* start Data in this exercise *

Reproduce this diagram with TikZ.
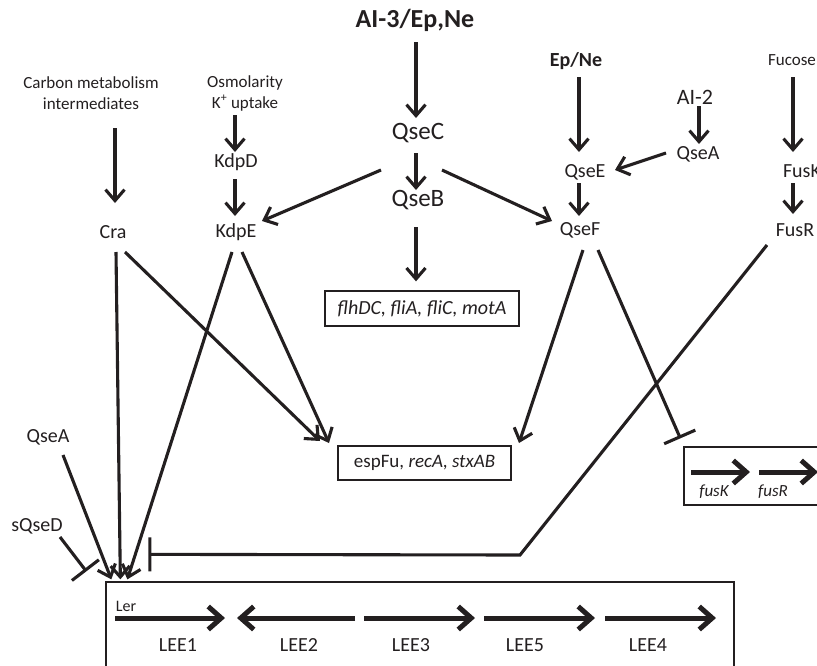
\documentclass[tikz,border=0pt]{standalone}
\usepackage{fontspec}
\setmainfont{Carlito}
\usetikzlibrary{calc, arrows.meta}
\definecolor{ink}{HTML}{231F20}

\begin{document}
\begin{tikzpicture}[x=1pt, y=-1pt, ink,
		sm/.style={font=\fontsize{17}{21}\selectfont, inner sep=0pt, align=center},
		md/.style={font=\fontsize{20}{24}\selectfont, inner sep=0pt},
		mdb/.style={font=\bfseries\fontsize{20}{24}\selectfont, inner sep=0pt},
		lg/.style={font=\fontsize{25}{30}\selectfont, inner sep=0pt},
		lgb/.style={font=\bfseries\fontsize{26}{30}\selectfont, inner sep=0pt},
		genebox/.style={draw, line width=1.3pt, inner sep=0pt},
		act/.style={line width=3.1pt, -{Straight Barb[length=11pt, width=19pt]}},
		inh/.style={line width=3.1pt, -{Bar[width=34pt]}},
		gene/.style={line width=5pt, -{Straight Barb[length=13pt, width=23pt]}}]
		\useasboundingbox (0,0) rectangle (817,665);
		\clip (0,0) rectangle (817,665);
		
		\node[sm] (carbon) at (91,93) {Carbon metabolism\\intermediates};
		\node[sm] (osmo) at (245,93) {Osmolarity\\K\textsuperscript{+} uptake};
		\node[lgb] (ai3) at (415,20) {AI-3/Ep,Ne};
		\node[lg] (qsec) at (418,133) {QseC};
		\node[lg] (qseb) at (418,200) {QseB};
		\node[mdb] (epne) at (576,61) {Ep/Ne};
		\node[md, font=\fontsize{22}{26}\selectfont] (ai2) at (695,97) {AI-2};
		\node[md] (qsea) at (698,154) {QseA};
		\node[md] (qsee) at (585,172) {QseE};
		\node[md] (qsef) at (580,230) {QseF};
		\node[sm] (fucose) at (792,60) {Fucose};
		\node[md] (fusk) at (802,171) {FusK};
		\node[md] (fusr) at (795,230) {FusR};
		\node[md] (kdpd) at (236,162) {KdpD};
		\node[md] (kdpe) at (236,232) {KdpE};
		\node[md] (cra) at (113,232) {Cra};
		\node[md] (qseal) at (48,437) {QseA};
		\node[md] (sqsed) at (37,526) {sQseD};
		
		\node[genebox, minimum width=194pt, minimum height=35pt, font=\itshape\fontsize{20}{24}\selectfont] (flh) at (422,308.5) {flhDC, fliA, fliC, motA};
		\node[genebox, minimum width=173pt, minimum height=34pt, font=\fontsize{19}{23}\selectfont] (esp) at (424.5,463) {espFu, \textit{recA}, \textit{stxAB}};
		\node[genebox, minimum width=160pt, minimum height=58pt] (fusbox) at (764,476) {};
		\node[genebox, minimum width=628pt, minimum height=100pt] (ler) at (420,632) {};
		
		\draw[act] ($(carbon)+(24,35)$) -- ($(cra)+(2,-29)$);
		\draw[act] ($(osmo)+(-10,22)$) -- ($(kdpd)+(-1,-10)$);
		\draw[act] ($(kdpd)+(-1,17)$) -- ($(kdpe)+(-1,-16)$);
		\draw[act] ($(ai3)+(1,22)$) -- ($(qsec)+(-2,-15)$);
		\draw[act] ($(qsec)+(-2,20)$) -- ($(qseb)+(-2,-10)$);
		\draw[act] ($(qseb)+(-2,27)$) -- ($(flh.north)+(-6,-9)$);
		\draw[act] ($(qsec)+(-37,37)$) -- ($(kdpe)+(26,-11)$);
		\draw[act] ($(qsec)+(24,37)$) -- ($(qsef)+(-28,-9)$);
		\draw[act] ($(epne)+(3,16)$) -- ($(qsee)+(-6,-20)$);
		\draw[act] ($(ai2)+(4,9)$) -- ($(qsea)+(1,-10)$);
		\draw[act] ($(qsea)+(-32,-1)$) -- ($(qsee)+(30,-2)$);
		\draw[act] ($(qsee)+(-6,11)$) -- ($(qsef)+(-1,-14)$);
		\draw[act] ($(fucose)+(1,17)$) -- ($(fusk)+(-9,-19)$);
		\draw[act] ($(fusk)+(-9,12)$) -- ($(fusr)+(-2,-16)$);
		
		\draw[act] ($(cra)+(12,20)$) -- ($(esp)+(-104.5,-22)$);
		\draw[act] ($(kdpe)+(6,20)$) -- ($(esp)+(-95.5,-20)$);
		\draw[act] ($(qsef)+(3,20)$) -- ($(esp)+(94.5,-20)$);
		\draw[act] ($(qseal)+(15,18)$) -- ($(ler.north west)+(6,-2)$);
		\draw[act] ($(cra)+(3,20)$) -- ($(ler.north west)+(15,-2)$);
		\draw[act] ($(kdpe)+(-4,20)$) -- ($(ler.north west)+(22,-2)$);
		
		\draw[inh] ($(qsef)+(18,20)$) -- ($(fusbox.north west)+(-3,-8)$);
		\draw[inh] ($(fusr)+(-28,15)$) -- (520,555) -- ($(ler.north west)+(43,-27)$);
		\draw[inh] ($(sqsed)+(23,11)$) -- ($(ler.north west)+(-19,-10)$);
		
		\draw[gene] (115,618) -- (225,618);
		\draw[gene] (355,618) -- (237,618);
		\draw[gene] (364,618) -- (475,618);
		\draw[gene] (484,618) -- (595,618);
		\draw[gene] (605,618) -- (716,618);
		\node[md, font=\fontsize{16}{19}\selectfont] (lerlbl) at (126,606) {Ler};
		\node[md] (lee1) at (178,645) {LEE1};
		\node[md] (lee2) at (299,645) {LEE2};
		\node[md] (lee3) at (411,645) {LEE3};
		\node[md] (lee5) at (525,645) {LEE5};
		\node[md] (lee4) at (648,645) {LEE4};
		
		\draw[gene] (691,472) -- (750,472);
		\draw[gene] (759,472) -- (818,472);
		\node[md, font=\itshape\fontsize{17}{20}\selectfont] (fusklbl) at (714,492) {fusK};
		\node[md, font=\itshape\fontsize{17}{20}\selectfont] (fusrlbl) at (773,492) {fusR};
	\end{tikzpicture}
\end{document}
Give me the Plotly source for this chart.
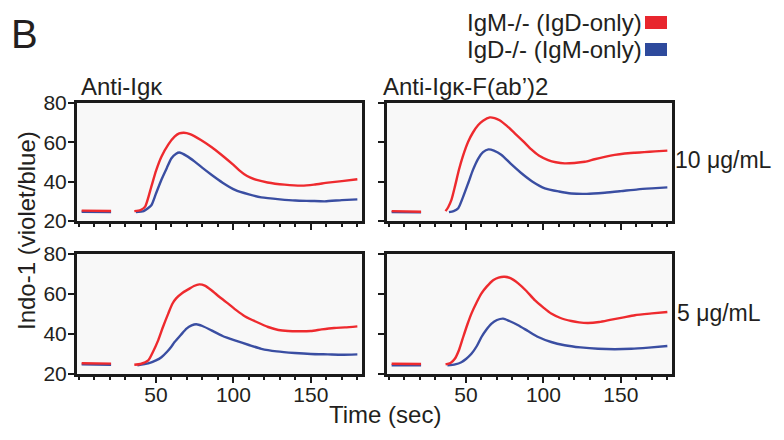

* end Data in this exercise *

What is being asked: Print out the whole of the material word for word, without pictures.

Solution to the exercise:
Reproduce this diagram with TikZ.
\documentclass[tikz,border=0pt]{standalone}
\usepackage{fontspec}
\setmainfont{Carlito}
\usetikzlibrary{calc, arrows.meta}
\definecolor{ink}{HTML}{231F20}

\begin{document}
\begin{tikzpicture}[x=1pt, y=-1pt, ink,
		sm/.style={font=\fontsize{17}{21}\selectfont, inner sep=0pt, align=center},
		md/.style={font=\fontsize{20}{24}\selectfont, inner sep=0pt},
		mdb/.style={font=\bfseries\fontsize{20}{24}\selectfont, inner sep=0pt},
		lg/.style={font=\fontsize{25}{30}\selectfont, inner sep=0pt},
		lgb/.style={font=\bfseries\fontsize{26}{30}\selectfont, inner sep=0pt},
		genebox/.style={draw, line width=1.3pt, inner sep=0pt},
		act/.style={line width=3.1pt, -{Straight Barb[length=11pt, width=19pt]}},
		inh/.style={line width=3.1pt, -{Bar[width=34pt]}},
		gene/.style={line width=5pt, -{Straight Barb[length=13pt, width=23pt]}}]
		\useasboundingbox (0,0) rectangle (817,665);
		\clip (0,0) rectangle (817,665);
		
		\node[sm] (carbon) at (91,93) {Carbon metabolism\\intermediates};
		\node[sm] (osmo) at (245,93) {Osmolarity\\K\textsuperscript{+} uptake};
		\node[lgb] (ai3) at (415,20) {AI-3/Ep,Ne};
		\node[lg] (qsec) at (418,133) {QseC};
		\node[lg] (qseb) at (418,200) {QseB};
		\node[mdb] (epne) at (576,61) {Ep/Ne};
		\node[md, font=\fontsize{22}{26}\selectfont] (ai2) at (695,97) {AI-2};
		\node[md] (qsea) at (698,154) {QseA};
		\node[md] (qsee) at (585,172) {QseE};
		\node[md] (qsef) at (580,230) {QseF};
		\node[sm] (fucose) at (792,60) {Fucose};
		\node[md] (fusk) at (802,171) {FusK};
		\node[md] (fusr) at (795,230) {FusR};
		\node[md] (kdpd) at (236,162) {KdpD};
		\node[md] (kdpe) at (236,232) {KdpE};
		\node[md] (cra) at (113,232) {Cra};
		\node[md] (qseal) at (48,437) {QseA};
		\node[md] (sqsed) at (37,526) {sQseD};
		
		\node[genebox, minimum width=194pt, minimum height=35pt, font=\itshape\fontsize{20}{24}\selectfont] (flh) at (422,308.5) {flhDC, fliA, fliC, motA};
		\node[genebox, minimum width=173pt, minimum height=34pt, font=\fontsize{19}{23}\selectfont] (esp) at (424.5,463) {espFu, \textit{recA}, \textit{stxAB}};
		\node[genebox, minimum width=160pt, minimum height=58pt] (fusbox) at (764,476) {};
		\node[genebox, minimum width=628pt, minimum height=100pt] (ler) at (420,632) {};
		
		\draw[act] ($(carbon)+(24,35)$) -- ($(cra)+(2,-29)$);
		\draw[act] ($(osmo)+(-10,22)$) -- ($(kdpd)+(-1,-10)$);
		\draw[act] ($(kdpd)+(-1,17)$) -- ($(kdpe)+(-1,-16)$);
		\draw[act] ($(ai3)+(1,22)$) -- ($(qsec)+(-2,-15)$);
		\draw[act] ($(qsec)+(-2,20)$) -- ($(qseb)+(-2,-10)$);
		\draw[act] ($(qseb)+(-2,27)$) -- ($(flh.north)+(-6,-9)$);
		\draw[act] ($(qsec)+(-37,37)$) -- ($(kdpe)+(26,-11)$);
		\draw[act] ($(qsec)+(24,37)$) -- ($(qsef)+(-28,-9)$);
		\draw[act] ($(epne)+(3,16)$) -- ($(qsee)+(-6,-20)$);
		\draw[act] ($(ai2)+(4,9)$) -- ($(qsea)+(1,-10)$);
		\draw[act] ($(qsea)+(-32,-1)$) -- ($(qsee)+(30,-2)$);
		\draw[act] ($(qsee)+(-6,11)$) -- ($(qsef)+(-1,-14)$);
		\draw[act] ($(fucose)+(1,17)$) -- ($(fusk)+(-9,-19)$);
		\draw[act] ($(fusk)+(-9,12)$) -- ($(fusr)+(-2,-16)$);
		
		\draw[act] ($(cra)+(12,20)$) -- ($(esp)+(-104.5,-22)$);
		\draw[act] ($(kdpe)+(6,20)$) -- ($(esp)+(-95.5,-20)$);
		\draw[act] ($(qsef)+(3,20)$) -- ($(esp)+(94.5,-20)$);
		\draw[act] ($(qseal)+(15,18)$) -- ($(ler.north west)+(6,-2)$);
		\draw[act] ($(cra)+(3,20)$) -- ($(ler.north west)+(15,-2)$);
		\draw[act] ($(kdpe)+(-4,20)$) -- ($(ler.north west)+(22,-2)$);
		
		\draw[inh] ($(qsef)+(18,20)$) -- ($(fusbox.north west)+(-3,-8)$);
		\draw[inh] ($(fusr)+(-28,15)$) -- (520,555) -- ($(ler.north west)+(43,-27)$);
		\draw[inh] ($(sqsed)+(23,11)$) -- ($(ler.north west)+(-19,-10)$);
		
		\draw[gene] (115,618) -- (225,618);
		\draw[gene] (355,618) -- (237,618);
		\draw[gene] (364,618) -- (475,618);
		\draw[gene] (484,618) -- (595,618);
		\draw[gene] (605,618) -- (716,618);
		\node[md, font=\fontsize{16}{19}\selectfont] (lerlbl) at (126,606) {Ler};
		\node[md] (lee1) at (178,645) {LEE1};
		\node[md] (lee2) at (299,645) {LEE2};
		\node[md] (lee3) at (411,645) {LEE3};
		\node[md] (lee5) at (525,645) {LEE5};
		\node[md] (lee4) at (648,645) {LEE4};
		
		\draw[gene] (691,472) -- (750,472);
		\draw[gene] (759,472) -- (818,472);
		\node[md, font=\itshape\fontsize{17}{20}\selectfont] (fusklbl) at (714,492) {fusK};
		\node[md, font=\itshape\fontsize{17}{20}\selectfont] (fusrlbl) at (773,492) {fusR};
	\end{tikzpicture}
\end{document}
Give me the Plotly source for this chart.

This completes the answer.